Rapidamente, como se acendesse uma lâmpada no meu cérebro, e naquela vontade de rir e a olhar para aquela personagem de contos, de novelas, de romances latinos americanos, veio-me Gabriel Garcia Marquez com sua novela Memórias de minhas putas tristes. Não seria mais semelhante, igualmente idêntico. A novela de Gabo retrata as memórias de um senhor nonagenário, quando do seu aniversário quis comemorar com uma menina virgem. Olhei para seu Raimundo e vi nele a imagem do personagem de Gabriel Garcia Marquez. Na novela tudo foi impossível, mas para aquele homem ali, de 94 anos, lúcido, forte, cheio de vida, segundo o mesmo, ainda sentia os prazeres da carne, embora as prostitutas não fossem mais virgens. Senti-me ali pequeno, longe do personagem real e tentei não pensar no meu futuro, nos meus anos que virão, e teimei achar que tinha certeza que eles virão mesmo.

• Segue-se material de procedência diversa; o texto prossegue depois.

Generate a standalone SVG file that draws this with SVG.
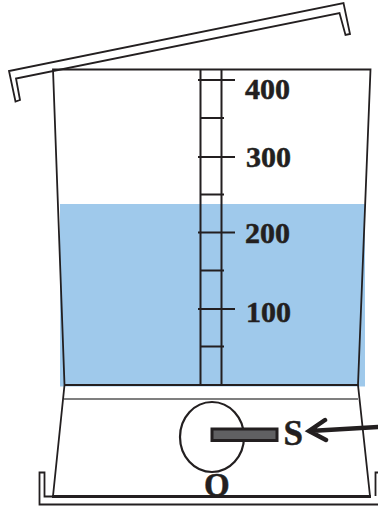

Seu Raimundo ainda continuava a falar, falar, enquanto eu ia viajando no seu passado, na novela de Gabo, nas pelejas do homem ali perto, a falar de Lampião, de comparar bandidos de antigamente com os de agora; os daquele tempo eram mais “honestos”, os de hoje não valem um “vintém”. Entrou na política, rememorou quando tinha 11 anos ficou ao lado da figura mais incrível daquela época, o cangaceiro temível. Com 11 anos também discutia política, sabia bem das coisas, era inteligente. Quando com 80, ganhou o cargo de delegado do lugarejo. Disse ainda que não tinha medo de bandidos, conviveu com muitos, mas, andava armado. Mostrou a peixeira nos quartos.
Ri, mais comigo do que com ele, e quando ele foi chamado para ser atendido, deixou-me intrigado. Lá se ia uma vida longa, de tempos longínquos, de saúde e imponência. Deixou-me cá a pensar que a vida era engraçada, apesar dos pesares, das dores e dos ais.